I didn't know a soul at this camp. I had no idea what I was getting myself into. But a common goal and the shared love of Christ drew us all together. As we all waited nervously for these kids to arrive, an older woman grabbed my hand, and we prayed for peace and courage. (I had just been told the night before that my two campers displayed aggressive behavior and occasionally blurted out sexually explicit things...yeah, not gonna lie. I was nervous.) Later on, my two co-counselors and I all started crying as we prayed for "our" kids and asked God to reveal Himself to them. It was by far the most emotionally draining week of the summer...but also one of the best. It's been a long time since I've prayed so much or so fervently. Those kids...oh, I loved them.

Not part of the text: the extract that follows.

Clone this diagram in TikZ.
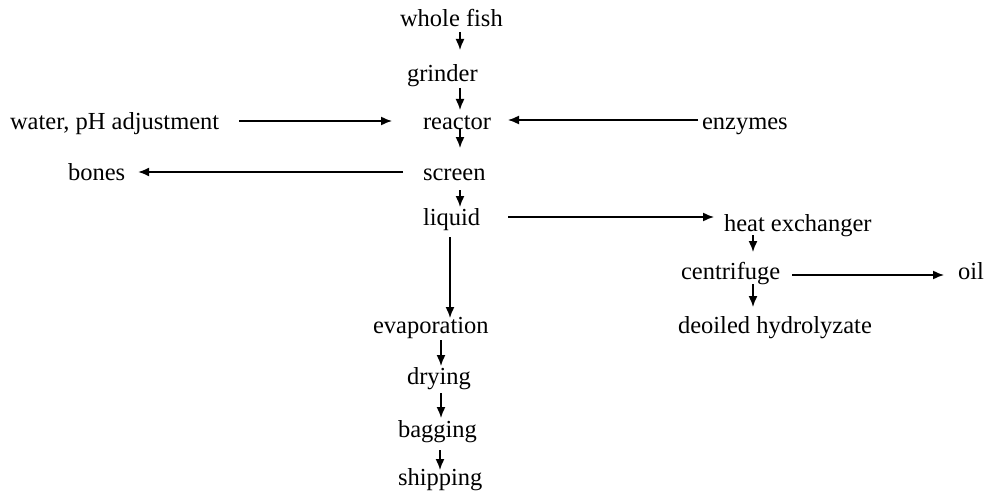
\documentclass[tikz,border=0pt]{standalone}
\usepackage{fontspec}
\setmainfont{Liberation Serif}
\usetikzlibrary{calc,arrows.meta}
\begin{document}
\begin{tikzpicture}[x=1pt,y=-1pt,
  lbl/.style={anchor=base west,inner sep=0pt,outer sep=0pt,font=\fontsize{24.5}{29}\selectfont},
  arr/.style={line width=1.5pt,-{Latex[length=11pt,width=9pt]}}]
\useasboundingbox[fill=white] (0,0) rectangle (984,492);
% column guides
\coordinate (cA) at (460,0);
\coordinate (cB) at (450,0);
\coordinate (cC) at (441,0);
\coordinate (cE) at (440,0);
\coordinate (cD) at (753,0);
% nodes
\node[lbl] (wf) at (400,27) {whole fish};
\node[lbl] (gr) at (407,82) {grinder};
\node[lbl] (re) at (423,129) {reactor};
\node[lbl] (wa) at (10,129) {water, pH adjustment};
\node[lbl] (en) at (702,129) {enzymes};
\node[lbl] (sc) at (423,180) {screen};
\node[lbl] (bo) at (68,180) {bones};
\node[lbl] (li) at (423,225) {liquid};
\node[lbl] (he) at (724,231) {heat exchanger};
\node[lbl] (ce) at (681,279) {centrifuge};
\node[lbl] (oi) at (958,279) {oil};
\node[lbl] (de) at (678,333) {deoiled hydrolyzate};
\node[lbl] (ev) at (373,333) {evaporation};
\node[lbl] (dr) at (407,384) {drying};
\node[lbl] (ba) at (398,437) {bagging};
\node[lbl] (sh) at (398,485) {shipping};
% vertical connectors
\draw[arr] ($(wf.base -| cA)+(0,5)$) -- ($(gr.base -| cA)+(0,-32)$);
\draw[arr] ($(gr.base -| cA)+(0,6)$) -- ($(re.base -| cA)+(0,-19)$);
\draw[arr] ($(re.base -| cA)+(0,-1)$) -- ($(sc.base -| cA)+(0,-32)$);
\draw[arr] ($(sc.base -| cA)+(0,10)$) -- ($(li.base -| cA)+(0,-18)$);
\draw[arr] ($(li.base -| cB)+(0,12)$) -- ($(ev.base -| cB)+(0,-15)$);
\draw[arr] ($(ev.base -| cC)+(0,7)$) -- ($(dr.base -| cC)+(0,-18)$);
\draw[arr] ($(dr.base -| cC)+(0,9)$) -- ($(ba.base -| cC)+(0,-19)$);
\draw[arr] ($(ba.base -| cE)+(0,13)$) -- ($(sh.base -| cE)+(0,-15)$);
\draw[arr] ($(he.base -| cD)+(0,4)$) -- ($(ce.base -| cD)+(0,-27)$);
\draw[arr] ($(ce.base -| cD)+(0,5)$) -- ($(de.base -| cD)+(0,-26)$);
% horizontal connectors
\draw[arr] ($(wa.base east)+(20,-8)$) -- ($(re.base west)+(-31,-8)$);
\draw[arr] ($(en.base west)+(-4,-9)$) -- ($(re.base east)+(17,-9)$);
\draw[arr] ($(sc.base west)+(-20,-8)$) -- ($(bo.base east)+(13,-8)$);
\coordinate (l1) at ($(li.base east)+(28,-8)$);
\coordinate (l2) at ($(he.base west)+(-10,0)$);
\draw[arr] (l1) -- (l1 -| l2);
\draw[arr] ($(ce.base east)+(12,-4)$) -- ($(oi.base west)+(-14,-4)$);
\end{tikzpicture}
\end{document}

One of the most significant experiences was with our most difficult camper. She threw a major tantrum nearly every day. The first day was the worst. She had a complete meltdown when we wouldn't let her turn off the lights. (We were reading the kids a bedtime story and needed to see.) Promises that she could turn the light off in a few minutes didn't help. It escalated to the point where she was calling every other camper in the cabin...well, a part of the body that doesn't frequently get named in polite company. But as a counselor was helping her to calm down, I overheard part of their conversation. This girl, this angry, sad, precious girl was gasping between her sobs, "I wanted to bite them so badly. I wanted to bite them, but I didn't. I didn't bite them."

She didn't bite. This tantrum, terrible though it was, was an improvement in her normal behavior. She hadn't bitten anyone. Strange though it might sound, I was so proud of her. Though her words were unkind, at least she was using language to express anger. That's huge for a child whose normal mode is to lash out like a wounded puppy.

And then a few minutes later, this girl apologized to the entire cabin completely of her own volition. The staff had not even suggested it. She said, "I'm sorry for the way I acted and for calling you all mean names. I know that's not the way to act." All I could think of was this verse: "For I have the desire to do what is good, but I cannot carry it out. For I do not do the good I want to do, but the evil I do not want to do -- this I keep on doing." (Romans 7:18-19). She is no different than you or I or the apostle Paul. She's on a journey too, and I pray that she will continue to be healed. She frequently spoke about God; I believe her foster parents are Christians.

More and more, I feel a calling to help foster kids, but there's so little I can do right now. I hope at least, I can work at the camp next year...if I'm in the area? Ugh. Can't think that far ahead.

Anyway. There is so much more that can be said. Colorado and Maryland and Taiwan all need to have their stories told too. Another day, I hope.